Recorded information>

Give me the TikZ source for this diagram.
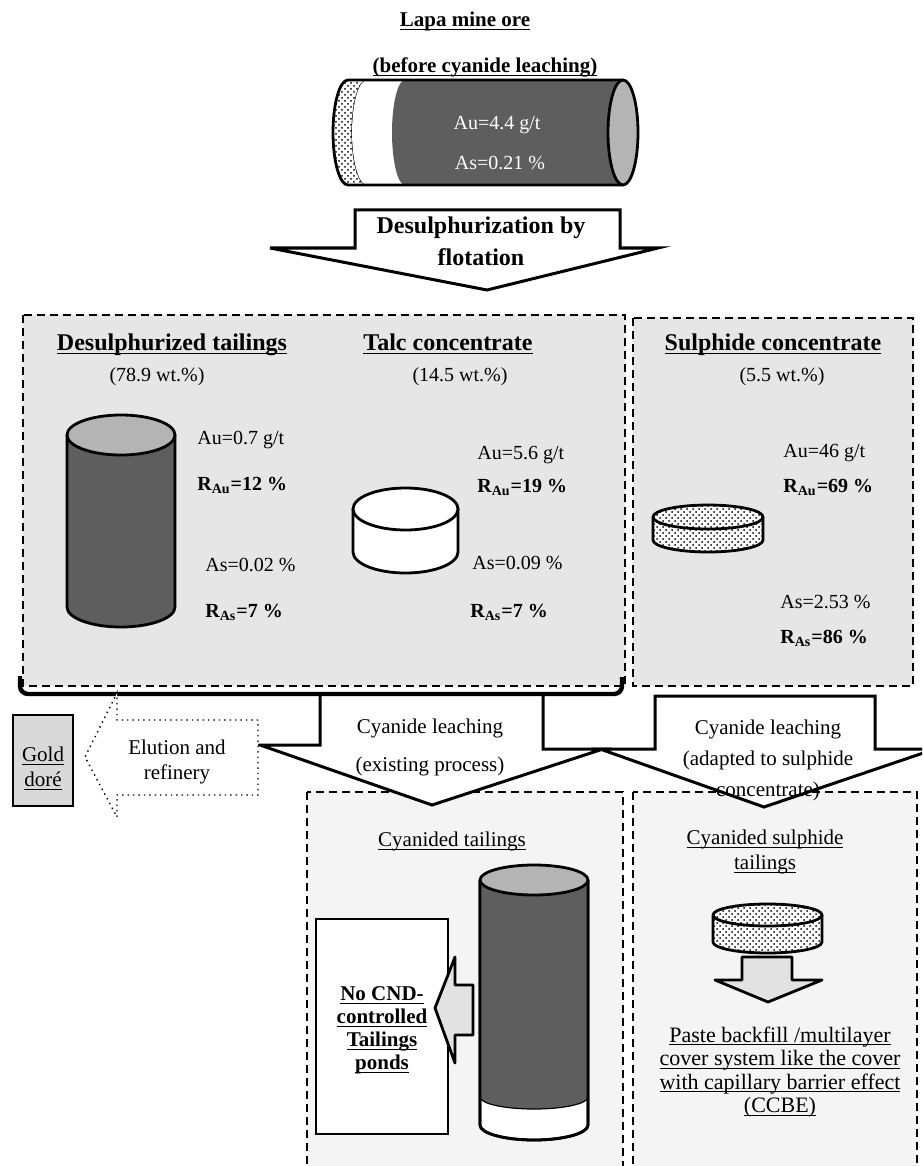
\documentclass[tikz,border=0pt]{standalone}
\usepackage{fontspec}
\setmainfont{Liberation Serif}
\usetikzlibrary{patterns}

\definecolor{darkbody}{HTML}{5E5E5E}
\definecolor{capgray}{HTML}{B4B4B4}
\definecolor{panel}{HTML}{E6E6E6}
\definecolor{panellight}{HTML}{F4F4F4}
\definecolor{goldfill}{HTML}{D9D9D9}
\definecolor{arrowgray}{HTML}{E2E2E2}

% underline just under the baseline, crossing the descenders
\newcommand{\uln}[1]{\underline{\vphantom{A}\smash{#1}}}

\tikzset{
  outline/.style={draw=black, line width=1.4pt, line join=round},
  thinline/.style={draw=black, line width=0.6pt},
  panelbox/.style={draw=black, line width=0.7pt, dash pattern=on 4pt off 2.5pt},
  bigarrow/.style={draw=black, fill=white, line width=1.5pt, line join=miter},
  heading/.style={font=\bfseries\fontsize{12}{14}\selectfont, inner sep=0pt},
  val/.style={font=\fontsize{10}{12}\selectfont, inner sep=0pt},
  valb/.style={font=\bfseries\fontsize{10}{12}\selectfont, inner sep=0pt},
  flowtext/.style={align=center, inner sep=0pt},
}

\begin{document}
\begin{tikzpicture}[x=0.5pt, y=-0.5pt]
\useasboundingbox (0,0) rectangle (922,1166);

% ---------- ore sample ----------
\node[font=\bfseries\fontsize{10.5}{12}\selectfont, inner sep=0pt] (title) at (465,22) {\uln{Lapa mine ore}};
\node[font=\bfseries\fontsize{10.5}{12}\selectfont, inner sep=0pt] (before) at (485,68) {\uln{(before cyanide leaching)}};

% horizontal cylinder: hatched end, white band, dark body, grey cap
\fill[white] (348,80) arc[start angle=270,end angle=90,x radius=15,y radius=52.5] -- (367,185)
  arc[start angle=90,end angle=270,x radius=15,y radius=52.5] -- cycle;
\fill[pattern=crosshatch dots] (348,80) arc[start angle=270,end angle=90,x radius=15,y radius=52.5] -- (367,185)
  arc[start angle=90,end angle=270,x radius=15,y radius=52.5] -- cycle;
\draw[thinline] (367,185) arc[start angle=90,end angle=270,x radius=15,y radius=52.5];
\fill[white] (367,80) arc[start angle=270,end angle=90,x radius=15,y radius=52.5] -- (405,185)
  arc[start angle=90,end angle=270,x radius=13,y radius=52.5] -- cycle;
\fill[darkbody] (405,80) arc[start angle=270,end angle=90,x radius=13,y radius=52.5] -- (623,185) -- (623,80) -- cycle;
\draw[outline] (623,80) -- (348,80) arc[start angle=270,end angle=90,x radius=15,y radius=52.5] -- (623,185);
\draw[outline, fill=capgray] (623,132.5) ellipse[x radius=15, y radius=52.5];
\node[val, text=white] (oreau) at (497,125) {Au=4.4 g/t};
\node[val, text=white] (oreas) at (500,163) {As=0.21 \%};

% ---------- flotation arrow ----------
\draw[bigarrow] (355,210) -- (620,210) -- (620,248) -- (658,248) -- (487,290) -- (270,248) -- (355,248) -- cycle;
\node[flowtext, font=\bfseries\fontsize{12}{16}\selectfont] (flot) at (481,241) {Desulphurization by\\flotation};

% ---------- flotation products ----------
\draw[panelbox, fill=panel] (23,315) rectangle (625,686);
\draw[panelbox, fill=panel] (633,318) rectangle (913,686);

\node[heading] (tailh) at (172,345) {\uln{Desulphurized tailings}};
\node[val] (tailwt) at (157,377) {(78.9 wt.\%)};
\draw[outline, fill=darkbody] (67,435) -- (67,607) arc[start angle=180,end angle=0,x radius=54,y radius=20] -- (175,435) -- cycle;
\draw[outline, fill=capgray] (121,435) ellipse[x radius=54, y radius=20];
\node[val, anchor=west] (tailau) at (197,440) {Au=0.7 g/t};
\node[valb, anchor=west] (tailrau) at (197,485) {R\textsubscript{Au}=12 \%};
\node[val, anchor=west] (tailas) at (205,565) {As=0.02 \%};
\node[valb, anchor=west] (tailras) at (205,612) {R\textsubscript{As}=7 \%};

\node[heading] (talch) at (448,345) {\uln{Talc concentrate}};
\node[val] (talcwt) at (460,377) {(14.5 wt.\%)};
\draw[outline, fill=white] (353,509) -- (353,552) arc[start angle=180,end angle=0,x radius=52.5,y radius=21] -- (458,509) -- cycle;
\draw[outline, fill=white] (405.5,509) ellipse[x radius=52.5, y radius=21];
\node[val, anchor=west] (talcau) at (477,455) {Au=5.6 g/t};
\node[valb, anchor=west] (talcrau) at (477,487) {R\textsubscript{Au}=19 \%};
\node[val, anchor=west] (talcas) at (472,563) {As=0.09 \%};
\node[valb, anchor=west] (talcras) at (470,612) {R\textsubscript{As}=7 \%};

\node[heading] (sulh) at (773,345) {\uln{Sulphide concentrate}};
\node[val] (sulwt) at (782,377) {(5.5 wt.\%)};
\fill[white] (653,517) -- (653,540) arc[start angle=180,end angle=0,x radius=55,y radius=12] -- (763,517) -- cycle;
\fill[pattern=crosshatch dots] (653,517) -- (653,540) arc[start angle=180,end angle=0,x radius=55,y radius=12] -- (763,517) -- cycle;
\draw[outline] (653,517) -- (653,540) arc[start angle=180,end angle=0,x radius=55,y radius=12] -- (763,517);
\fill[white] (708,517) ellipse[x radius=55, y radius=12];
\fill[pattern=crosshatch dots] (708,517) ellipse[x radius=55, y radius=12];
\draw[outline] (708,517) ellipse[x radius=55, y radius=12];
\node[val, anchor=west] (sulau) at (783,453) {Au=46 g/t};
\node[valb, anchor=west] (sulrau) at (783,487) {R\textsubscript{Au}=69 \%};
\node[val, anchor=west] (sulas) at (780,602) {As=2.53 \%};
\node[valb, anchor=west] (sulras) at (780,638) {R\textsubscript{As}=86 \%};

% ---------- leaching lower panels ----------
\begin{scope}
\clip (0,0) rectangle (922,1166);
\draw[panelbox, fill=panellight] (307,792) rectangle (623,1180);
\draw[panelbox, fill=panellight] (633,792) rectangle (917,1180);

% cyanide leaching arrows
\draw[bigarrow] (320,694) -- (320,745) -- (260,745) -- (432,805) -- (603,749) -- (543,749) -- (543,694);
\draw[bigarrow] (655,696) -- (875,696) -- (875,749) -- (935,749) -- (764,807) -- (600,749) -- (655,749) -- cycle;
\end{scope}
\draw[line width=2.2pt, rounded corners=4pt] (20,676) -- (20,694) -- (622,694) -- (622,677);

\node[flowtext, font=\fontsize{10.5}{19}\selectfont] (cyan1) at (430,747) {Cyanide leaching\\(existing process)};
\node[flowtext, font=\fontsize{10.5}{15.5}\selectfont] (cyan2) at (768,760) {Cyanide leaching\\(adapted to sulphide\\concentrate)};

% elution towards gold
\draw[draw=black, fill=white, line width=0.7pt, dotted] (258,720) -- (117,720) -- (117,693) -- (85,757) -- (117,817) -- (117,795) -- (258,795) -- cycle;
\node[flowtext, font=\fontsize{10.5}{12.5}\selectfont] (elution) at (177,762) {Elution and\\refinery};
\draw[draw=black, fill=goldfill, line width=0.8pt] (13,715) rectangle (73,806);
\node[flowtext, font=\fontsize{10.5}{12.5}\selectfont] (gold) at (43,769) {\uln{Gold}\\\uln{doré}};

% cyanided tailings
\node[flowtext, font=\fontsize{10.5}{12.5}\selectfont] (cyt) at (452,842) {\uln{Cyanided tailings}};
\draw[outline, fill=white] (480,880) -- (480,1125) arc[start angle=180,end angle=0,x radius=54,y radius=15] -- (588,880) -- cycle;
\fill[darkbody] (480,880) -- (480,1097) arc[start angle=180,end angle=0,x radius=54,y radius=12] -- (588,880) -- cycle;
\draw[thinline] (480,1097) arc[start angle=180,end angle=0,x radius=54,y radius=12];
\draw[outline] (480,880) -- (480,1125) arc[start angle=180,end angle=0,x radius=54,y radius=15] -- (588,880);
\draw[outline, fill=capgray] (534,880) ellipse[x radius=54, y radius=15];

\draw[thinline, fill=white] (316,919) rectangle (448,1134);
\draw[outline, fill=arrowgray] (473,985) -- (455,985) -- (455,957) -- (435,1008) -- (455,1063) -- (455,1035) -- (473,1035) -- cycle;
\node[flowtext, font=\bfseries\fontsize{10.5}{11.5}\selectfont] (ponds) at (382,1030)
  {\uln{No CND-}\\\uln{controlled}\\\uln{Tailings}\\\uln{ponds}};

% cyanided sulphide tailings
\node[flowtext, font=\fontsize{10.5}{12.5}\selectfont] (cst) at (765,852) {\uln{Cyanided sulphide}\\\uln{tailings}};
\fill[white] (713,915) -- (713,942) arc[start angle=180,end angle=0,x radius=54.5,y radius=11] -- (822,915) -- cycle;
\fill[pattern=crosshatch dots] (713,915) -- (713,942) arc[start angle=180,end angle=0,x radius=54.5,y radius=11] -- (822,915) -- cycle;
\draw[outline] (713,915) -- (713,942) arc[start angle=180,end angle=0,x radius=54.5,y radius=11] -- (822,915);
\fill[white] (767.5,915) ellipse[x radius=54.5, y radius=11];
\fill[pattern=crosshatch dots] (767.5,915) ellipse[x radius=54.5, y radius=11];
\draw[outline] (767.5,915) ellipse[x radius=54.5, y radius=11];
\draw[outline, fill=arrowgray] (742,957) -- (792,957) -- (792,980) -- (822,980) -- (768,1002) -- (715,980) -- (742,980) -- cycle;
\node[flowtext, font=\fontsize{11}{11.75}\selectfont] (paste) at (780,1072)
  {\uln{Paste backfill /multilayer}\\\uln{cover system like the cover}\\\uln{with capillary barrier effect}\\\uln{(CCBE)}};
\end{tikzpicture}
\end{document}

What the exercise asks> Your task is to return the lines above, from the first one up to and including the line containing "inner sep=0pt] (before)", minus any pictures.

Problem solution>
Give me the TikZ source for this diagram.
\documentclass[tikz,border=0pt]{standalone}
\usepackage{fontspec}
\setmainfont{Liberation Serif}
\usetikzlibrary{patterns}

\definecolor{darkbody}{HTML}{5E5E5E}
\definecolor{capgray}{HTML}{B4B4B4}
\definecolor{panel}{HTML}{E6E6E6}
\definecolor{panellight}{HTML}{F4F4F4}
\definecolor{goldfill}{HTML}{D9D9D9}
\definecolor{arrowgray}{HTML}{E2E2E2}

% underline just under the baseline, crossing the descenders
\newcommand{\uln}[1]{\underline{\vphantom{A}\smash{#1}}}

\tikzset{
  outline/.style={draw=black, line width=1.4pt, line join=round},
  thinline/.style={draw=black, line width=0.6pt},
  panelbox/.style={draw=black, line width=0.7pt, dash pattern=on 4pt off 2.5pt},
  bigarrow/.style={draw=black, fill=white, line width=1.5pt, line join=miter},
  heading/.style={font=\bfseries\fontsize{12}{14}\selectfont, inner sep=0pt},
  val/.style={font=\fontsize{10}{12}\selectfont, inner sep=0pt},
  valb/.style={font=\bfseries\fontsize{10}{12}\selectfont, inner sep=0pt},
  flowtext/.style={align=center, inner sep=0pt},
}

\begin{document}
\begin{tikzpicture}[x=0.5pt, y=-0.5pt]
\useasboundingbox (0,0) rectangle (922,1166);

% ---------- ore sample ----------
\node[font=\bfseries\fontsize{10.5}{12}\selectfont, inner sep=0pt] (title) at (465,22) {\uln{Lapa mine ore}};
\node[font=\bfseries\fontsize{10.5}{12}\selectfont, inner sep=0pt] (before) at (485,68) {\uln{(before cyanide leaching)}};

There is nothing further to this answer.